234250
235817
BC  

Salmon fishery closures won't save orcas, say struggling charter companies

Charter fishery in trouble

Recreational fishers say they are easy targets in a federal plan for fishing closures and tight regulations on chinook salmon this year to protect the southern resident killer whales’ principal food source.

“We’re the low-hanging fruit,” says Peter Hovey, who operates Trailhead Resort and fishing charters in Port Renfrew. “We take so little of the [overall] catch, but they have to take a swing at somebody.”

For the third year in a row, the Department of Fisheries and Oceans has ordered fishery closures and strict regulations for whale watchers and other vessels to protect the critically endangered southern resident population of orcas, whose ­numbers remain low at 75 in three pods.

The measures focus on the main threats to the orcas, aiming to protect access to chinook salmon stocks and limit acoustic and physical disturbances and contaminants.

The commercial and ­recreational salmon fishery will be closed in portions of ­Swiftsure Bank from July 16 to Oct. 31, and in areas of the Strait of Juan de Fuca from Aug. 1 to Oct. 31. Retention of Chinook isn’t allowed between April and July for much of the south coast.

New this year is a closure protocol for commercial and recreational salmon fisheries in the southern Gulf Islands. ­Closures there will be triggered by the first confirmed presence of southern resident killer whales in the area.

Monitoring for the whales will begin in the area June 1 using aircraft, boats, the University of Victoria’s Ocean Networks ­Canada system of sensors and DFO’s new marine mammal desk in Sidney, said Terry Beech, parliamentary secretary to the minister of fisheries and oceans and a Burnaby MP.

If a southern resident killer whale sighting is confirmed, the fishery will be shut down and remain closed until Oct. 31.

Distancing measures will also be enforced.
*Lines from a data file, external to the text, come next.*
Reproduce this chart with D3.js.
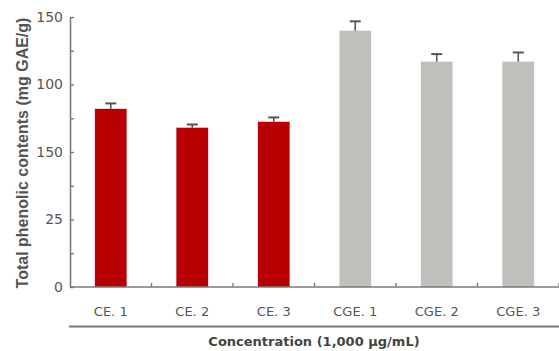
<!DOCTYPE html>
<html>
<head>
<meta charset="utf-8">
<script src="https://cdn.jsdelivr.net/npm/d3@7"></script>
<style>
  body { margin: 0; background: #fff; }
  #chart { width: 559px; height: 351px; }
</style>
</head>
<body>
<div id="chart"></div>
<script>
const categories = ['CE. 1', 'CE. 2', 'CE. 3', 'CGE. 1', 'CGE. 2', 'CGE. 3'];
const groups = ['CE', 'CE', 'CE', 'CGE', 'CGE', 'CGE'];
const values = [99, 88.5, 91.8, 142.4, 125.2, 125.2];
const errors = [3, 1.8, 2.4, 5.2, 4.2, 5.1];
// tick labels as printed in the figure (every other tick)
const tickValues = [0, 18.75, 37.5, 56.25, 75, 93.75, 112.5, 131.25, 150];
const tickLabels = ['0', '', '25', '', '150', '', '100', '', '150'];

const W = 559, H = 351;
const margin = { top: 17, right: 0, bottom: 64, left: 70 };
const innerH = H - margin.top - margin.bottom;
const innerW = W - margin.left - margin.right;
const colors = { CE: '#b80004', CGE: '#bfbfbb' };
const axisColor = '#7a7a7a';
const textColor = '#555';
const font = 'DejaVu Sans, sans-serif';

const svg = d3.select('#chart').append('svg').attr('width', W).attr('height', H);
const g = svg.append('g').attr('transform', `translate(${margin.left},${margin.top})`);

const x = d3.scaleBand().domain(categories).range([0, innerW]).paddingInner(0.61).paddingOuter(0.305);
const xb = d3.scaleBand().domain(categories).range([0, innerW]);
const y = d3.scaleLinear().domain([0, 150]).range([innerH, 0]);

// bars
g.selectAll('rect.bar')
  .data(categories)
  .join('rect')
  .attr('class', 'bar')
  .attr('x', (d) => x(d))
  .attr('width', x.bandwidth())
  .attr('y', (d, i) => y(values[i]))
  .attr('height', (d, i) => innerH - y(values[i]))
  .attr('fill', (d, i) => colors[groups[i]]);

// error bars
const eb = g.selectAll('g.err').data(categories).join('g').attr('class', 'err');
eb.append('line')
  .attr('x1', (d) => x(d) + x.bandwidth() / 2)
  .attr('x2', (d) => x(d) + x.bandwidth() / 2)
  .attr('y1', (d, i) => y(values[i]))
  .attr('y2', (d, i) => y(values[i] + errors[i]))
  .attr('stroke', '#555').attr('stroke-width', 1.6);
eb.append('line')
  .attr('x1', (d) => x(d) + x.bandwidth() / 2 - 5.5)
  .attr('x2', (d) => x(d) + x.bandwidth() / 2 + 5.5)
  .attr('y1', (d, i) => y(values[i] + errors[i]))
  .attr('y2', (d, i) => y(values[i] + errors[i]))
  .attr('stroke', '#555').attr('stroke-width', 2);

// y axis
g.append('g')
  .call(d3.axisLeft(y).tickValues(tickValues).tickSize(-4).tickSizeOuter(0).tickPadding(7)
    .tickFormat((d, i) => tickLabels[i]))
  .call((a) => a.select('.domain').attr('stroke', axisColor).attr('stroke-width', 1.6))
  .call((a) => a.selectAll('line').attr('stroke', axisColor).attr('stroke-width', 1.4))
  .call((a) => a.selectAll('text').attr('fill', textColor).style('font-family', font).style('font-size', '14px'));

// x axis with ticks between bands
const xAxis = g.append('g').attr('transform', `translate(0,${innerH})`);
xAxis.append('line').attr('x1', 0).attr('x2', innerW).attr('y1', 0).attr('y2', 0)
  .attr('stroke', axisColor).attr('stroke-width', 1.6);
xAxis.selectAll('line.tk')
  .data(categories)
  .join('line')
  .attr('class', 'tk')
  .attr('x1', (d) => xb(d) + xb.bandwidth())
  .attr('x2', (d) => xb(d) + xb.bandwidth())
  .attr('y1', 0).attr('y2', -4)
  .attr('stroke', axisColor).attr('stroke-width', 1.4);
xAxis.selectAll('text.cat')
  .data(categories)
  .join('text')
  .attr('class', 'cat')
  .attr('x', (d) => xb(d) + xb.bandwidth() / 2)
  .attr('y', 29)
  .attr('text-anchor', 'middle')
  .attr('fill', textColor)
  .style('font-family', font)
  .style('font-size', '13px')
  .text((d) => d);

// separator line and x title
svg.append('line')
  .attr('x1', 69).attr('x2', W).attr('y1', 326.5).attr('y2', 326.5)
  .attr('stroke', axisColor).attr('stroke-width', 2);
svg.append('text')
  .attr('x', 314).attr('y', 346)
  .attr('text-anchor', 'middle')
  .attr('fill', '#444')
  .style('font-family', font)
  .style('font-size', '13px')
  .style('font-weight', 700)
  .text('Concentration (1,000 μg/mL)');

// y title
svg.append('text')
  .attr('transform', `translate(28,153) rotate(-90)`)
  .attr('text-anchor', 'middle')
  .attr('fill', textColor)
  .style('font-family', 'Liberation Sans, Arial, sans-serif')
  .style('font-size', '16px')
  .style('font-weight', 700)
  .text('Total phenolic contents (mg GAE/g)');
</script>
</body>
</html>
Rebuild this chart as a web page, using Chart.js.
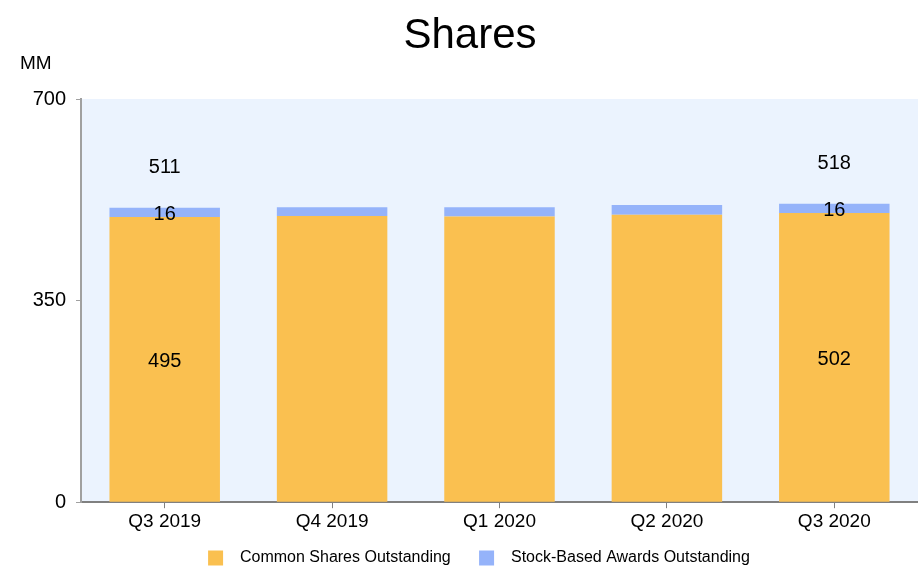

Vessels will be ­prohibited from ­approaching any killer whale within 400 metres in coastal waters between ­Campbell River and Ucluelet, including Barkley and Howe Sound.

Three interim sanctuary zones off Pender and Saturna islands and at Swiftsure Bank will also resume from June 1 to Nov. 30. No vessel traffic will be permitted in these areas, with exceptions for emergency and Indigenous vessels.

For recreational fishers, the closures — and the rule against retention of chinook from April to July over the past two years — have been difficult. Chinook are the premium sports fish, valued for their meat and vigorous fight. Charter companies say without the prospect of chinook during prime months, customers often balk at booking, though other salmon and sport fish are plentiful.

Bob Meyer, who has operated Silver Blue fishing charters on Gabriola Island for 35 years, said B.C.’s sports fishery injects about $1 billion a year into the economy.

Last year was the first year he lost money, the result of a combination of non-retention rules and closures on chinook and the fallout from COVID.

“April, May and June is the very best fishing, but with ­non-retention, business was down 25% two years ago and last year it was disastrous with that and COVID,” Meyer said.

“Honestly, the orcas are my favourite creatures … and if I thought this would save them, I’d tie up my boat and quit.”

Both Meyer and Hovey believe there is much more at play than fishing in the southern resident orcas’ tenuous hold on survival, including toxins and pollutants that are retained in the whales’ bodies and severely affect their health and ability to eat.

Sewage, dumping from vessels, pollution and degradation of spawning rivers and tributaries, as well as increasing freighter traffic, are all threats to the orcas, they say.

“If [the orcas] spend their entire time in front of Victoria or in one area, they will never make it,” Hovey said. “They have to move and I think that’s why you’re seeing them in other places now.”